The purpose of storytelling in my culture is not to preserve static traditions; the stories are not rigid but dynamic. The purpose is to give psychological and social forces that created them. The great stories means they are the result of many reworking and refinements, it is the result of the verbal skills of many tellers.
In a printed stories the fashion of good narrative is one filled with suspense, what will happen next! Suspense does not play important role in the folktales of Tangkhul. The form of storytelling in our culture is different from the modern form of storytelling. One reason for the different is that Tangkhul developed their culture without writing. In a culture where nothing is written and completely dependent on the oral traditional, storytelling is extremely important and serves many practical functions. The art of storytelling and listening is not just a time pass venture!
Story largely constitute in a society where most of the culture does not exist until someone speaks. That is the reason stories are told over and over again. Many of the stories are as old as the words itself and many are centuries old. The stories had been retold for years, for decades and for generations and are familiar to everyone except youngest children.
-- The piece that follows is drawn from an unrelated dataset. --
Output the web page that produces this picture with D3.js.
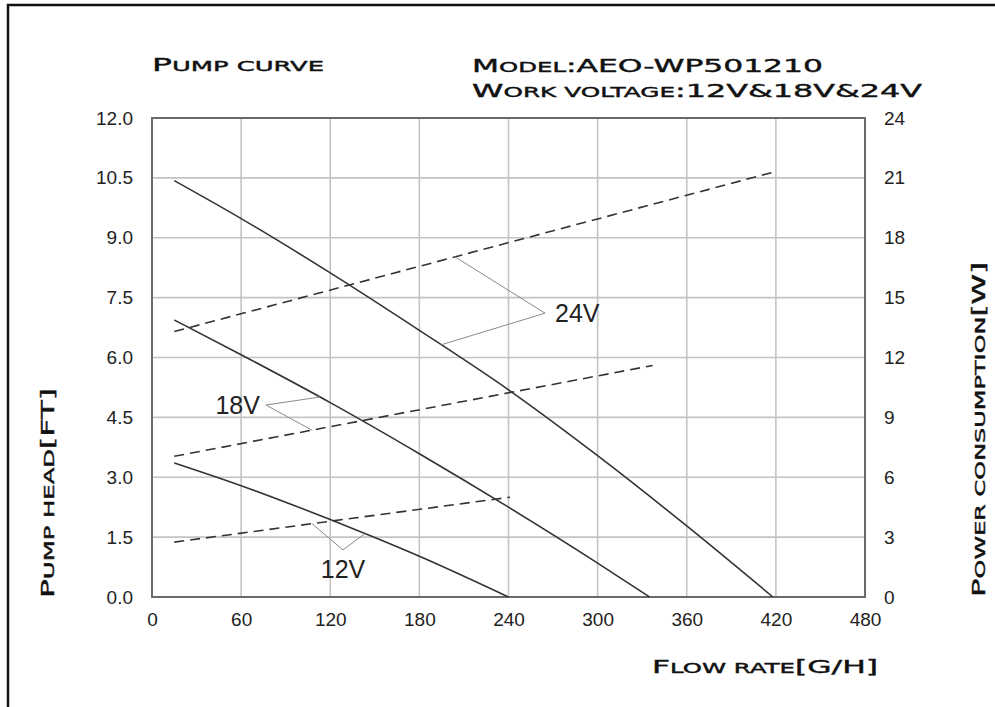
<!DOCTYPE html>
<html>
<head>
<meta charset="utf-8">
<script src="https://cdn.jsdelivr.net/npm/d3@7"></script>
<style>
  html, body { margin: 0; padding: 0; background: #fff; }
  svg { display: block; }
</style>
</head>
<body>
<svg id="chart" width="995" height="707"></svg>
<script>
// Flow-rate axis (G/H), head axis (FT) and power axis (W)
const flowTicks = [0, 60, 120, 180, 240, 300, 360, 420, 480];
const headTicks = [0, 1.5, 3, 4.5, 6, 7.5, 9, 10.5, 12];
const powerTicks = [0, 3, 6, 9, 12, 15, 18, 21, 24];

// Pump head curves: [flow, head]
const head24 = [[15, 10.43], [60, 9.48], [120, 8.12], [180, 6.68], [240, 5.19], [300, 3.54], [360, 1.78], [418, 0]];
const head18 = [[15, 6.94], [60, 6.07], [120, 4.87], [180, 3.59], [240, 2.25], [300, 0.85], [335, 0]];
const head12 = [[15, 3.36], [60, 2.79], [120, 1.94], [150, 1.49], [180, 1.02], [240, 0]];

// Power consumption lines: [flow, watts]
const power24 = [[15, 13.3], [419, 21.3]];
const power18 = [[15, 7.05], [337, 11.6]];
const power12 = [[15, 2.75], [241, 5.0]];

// Voltage callouts: vertex (flow, head), leader targets as flow positions on the curves
const callouts = [
  { label: "24V", vx: 264.6, vy: 7.11, powerSeries: power24, powerAt: 204, headSeries: head24, headAt: 194.6, anchor: "start", dx: 10, dy: 9 },
  { label: "18V", vx: 76.7, vy: 4.81, powerSeries: power18, powerAt: 107.7, headSeries: head18, headAt: 113, anchor: "end", dx: -6, dy: 9 },
  { label: "12V", vx: 128.6, vy: 1.18, powerSeries: power12, powerAt: 107.7, headSeries: head12, headAt: 143.4, anchor: "middle", dx: 0, dy: 28 }
];

const svg = d3.select("#chart");
const W = 995, H = 707;
const plot = { left: 152, top: 118, right: 865, bottom: 597 };

const x = d3.scaleLinear().domain([0, 480]).range([plot.left, plot.right]);
const yHead = d3.scaleLinear().domain([0, 12]).range([plot.bottom, plot.top]);
const yPower = d3.scaleLinear().domain([0, 24]).range([plot.bottom, plot.top]);

// outer frame (top and left edges)
svg.append("path")
  .attr("d", `M8,${H} L8,5 L${W},5`)
  .attr("fill", "none").attr("stroke", "#111").attr("stroke-width", 2.5);

// grid
const grid = svg.append("g");
grid.selectAll("line.v").data(flowTicks.slice(1, -1)).join("line")
  .attr("x1", d => x(d)).attr("x2", d => x(d))
  .attr("y1", plot.top).attr("y2", plot.bottom)
  .attr("stroke", "#c4c4c4").attr("stroke-width", 1.6);
grid.selectAll("line.h").data(headTicks.slice(1, -1)).join("line")
  .attr("x1", plot.left).attr("x2", plot.right)
  .attr("y1", d => yHead(d)).attr("y2", d => yHead(d))
  .attr("stroke", "#c4c4c4").attr("stroke-width", 1.6);

// plot border
svg.append("rect")
  .attr("x", plot.left).attr("y", plot.top)
  .attr("width", plot.right - plot.left).attr("height", plot.bottom - plot.top)
  .attr("fill", "none").attr("stroke", "#6a6a6a").attr("stroke-width", 2);

// axes (labels only, no tick marks)
const tickFont = "'Liberation Sans', Arial, sans-serif";
const axisLeft = d3.axisLeft(yHead).tickValues(headTicks).tickFormat(d3.format(".1f")).tickSize(0).tickPadding(19);
const axisRight = d3.axisRight(yPower).tickValues(powerTicks).tickFormat(d3.format("d")).tickSize(0).tickPadding(19);
const axisBottom = d3.axisBottom(x).tickValues(flowTicks).tickFormat(d3.format("d")).tickSize(0).tickPadding(16);

[[axisLeft, `translate(${plot.left},0)`], [axisRight, `translate(${plot.right},0)`], [axisBottom, `translate(0,${plot.bottom})`]]
  .forEach(([ax, tr]) => {
    const g = svg.append("g").attr("transform", tr).call(ax);
    g.select(".domain").remove();
    g.selectAll("text").attr("font-family", tickFont).attr("font-size", 19).attr("fill", "#222");
  });

// curves
const line = (ys) => d3.line().x(d => x(d[0])).y(d => ys(d[1]));
const smooth = (ys) => d3.line().x(d => x(d[0])).y(d => ys(d[1])).curve(d3.curveMonotoneX);

[head24, head18, head12].forEach(s => {
  svg.append("path").datum(s).attr("d", smooth(yHead))
    .attr("fill", "none").attr("stroke", "#333").attr("stroke-width", 1.6);
});
[power24, power18, power12].forEach(s => {
  svg.append("path").datum(s).attr("d", line(yPower))
    .attr("fill", "none").attr("stroke", "#333").attr("stroke-width", 1.6)
    .attr("stroke-dasharray", "10,6");
});

// linear interpolation along a series
function valueAt(series, fx) {
  for (let i = 0; i < series.length - 1; i++) {
    const [x0, y0] = series[i], [x1, y1] = series[i + 1];
    if (fx >= x0 && fx <= x1) return y0 + (y1 - y0) * (fx - x0) / (x1 - x0);
  }
  return series[series.length - 1][1];
}

// callouts
callouts.forEach(c => {
  const vx = x(c.vx), vy = yHead(c.vy);
  const p1 = [x(c.powerAt), yPower(valueAt(c.powerSeries, c.powerAt))];
  const p2 = [x(c.headAt), yHead(valueAt(c.headSeries, c.headAt))];
  svg.append("path")
    .attr("d", `M${p1[0]},${p1[1]} L${vx},${vy} L${p2[0]},${p2[1]}`)
    .attr("fill", "none").attr("stroke", "#8a8a8a").attr("stroke-width", 1);
  svg.append("text")
    .attr("x", vx + c.dx).attr("y", vy + c.dy)
    .attr("text-anchor", c.anchor)
    .attr("font-family", tickFont).attr("font-size", 25)
    .attr("fill", "#222")
    .text(c.label);
});

// titles in small caps: lowercase runs drawn as smaller capitals
const titleFont = "'DejaVu Sans', sans-serif";
function title(txt, tx, ty, len, rotate) {
  const t = svg.append("text")
    .attr("font-family", titleFont)
    .attr("font-size", 18)
    .attr("fill", "#111").attr("stroke", "#111").attr("stroke-width", 0.4)
    .attr("textLength", len).attr("lengthAdjust", "spacingAndGlyphs");
  const runs = txt.match(/[a-z ]+|[^a-z ]+/g);
  runs.forEach(r => {
    const small = /[a-z]/.test(r) || r.trim() === "";
    t.append("tspan")
      .attr("font-size", small ? 14 : 18)
      .text(small ? r.toUpperCase() : r);
  });
  if (rotate) {
    t.attr("transform", `translate(${tx},${ty}) rotate(-90)`);
  } else {
    t.attr("x", tx).attr("y", ty);
  }
}
title("Pump curve", 152, 71, 172);
title("Model:AEO-WP501210", 472, 72, 351);
title("Work voltage:12V&18V&24V", 472, 97, 450);
title("Flow rate[G/H]", 652, 673, 226);
title("Pump head[FT]", 54, 598, 210, true);
title("Power consumption[W]", 985, 597, 335, true);
</script>
</body>
</html>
In our culture everyone told stories, there is no such thing as professional storytellers. Listeners to a story have told that story themselves, perhaps many times. So, suspense, passive curiosity as to what happens next was a little interest to us.
Storytelling in our culture can compare to performing of and listening to music (only thing is that, he do not have to pay to listen the story), person who buys a ticket for a concert hoping to hear familiar songs. His knowledge of the performers enables him to appreciate the qualities of the performance. The recitalist may have been a listeners many times before. The stories were constructed of words, not just sounds. The sound of words contributed significantly to the narrative effect.
The people listened very carefully to each teller’s vocal inflection, verbal innovations, rhetorical omissions and additions, shifts in the order of events, modifications of character, and so forth, because these performative qualities endowed the old story with its special contemporary relevance. Alterations usually made the story particularly applicable to current circumstances, community issues, familial difficulties, new ideas about traditional practices. For example, one member of the society was causing difficulties ; somebody would tell an old story about a character who caused the same sort of trouble for his group. Everybody knows where story is targeting. Thus, communal pressure was exerted without openly embarrassing the troublemaker or his relatives. It gives everyone to participate in a group reaffirmation of the wisdom and usefulness of the traditional culture. This is one example of how old stories always entered into contemporary life.
Our stories depend on more active imaginative participation in the story by the audience than modern fiction stories. They require vigorous independence of imaginative response from each member of their audience, helping each to become more useful to the community. Modern fiction stories encourage to be passive, it let story writer to imagine for the reader within expected patterns of fantasy. In other words in today’s fiction ‘fantasy’ is tame, unspectacular compared to folklore narrative in which anything can happen eg. duration of the day and night was decided by tiny eyed mole; a woman married to bear; god asked beetle to go and take fire from human being and how the earth quake originated; a deal between man and the rat; a girl who turned into a hornbill etc. In most of the tales, physically smaller person or animals are trickier than the bigger one and in many cases, the former outwit the latter.
The weird, exaggerated, impossible features of their narratives were not escapist fantasizing, but their means for imagining rare situations, feelings, attitudes, beliefs of the functioning of their societies. Our forefathers considered story telling as an imaginative exercise. Our stories were intended to highlight and evaluate the deepest personal emotions and the most fundamental social structures that allowed a community to function productivity and enduringly.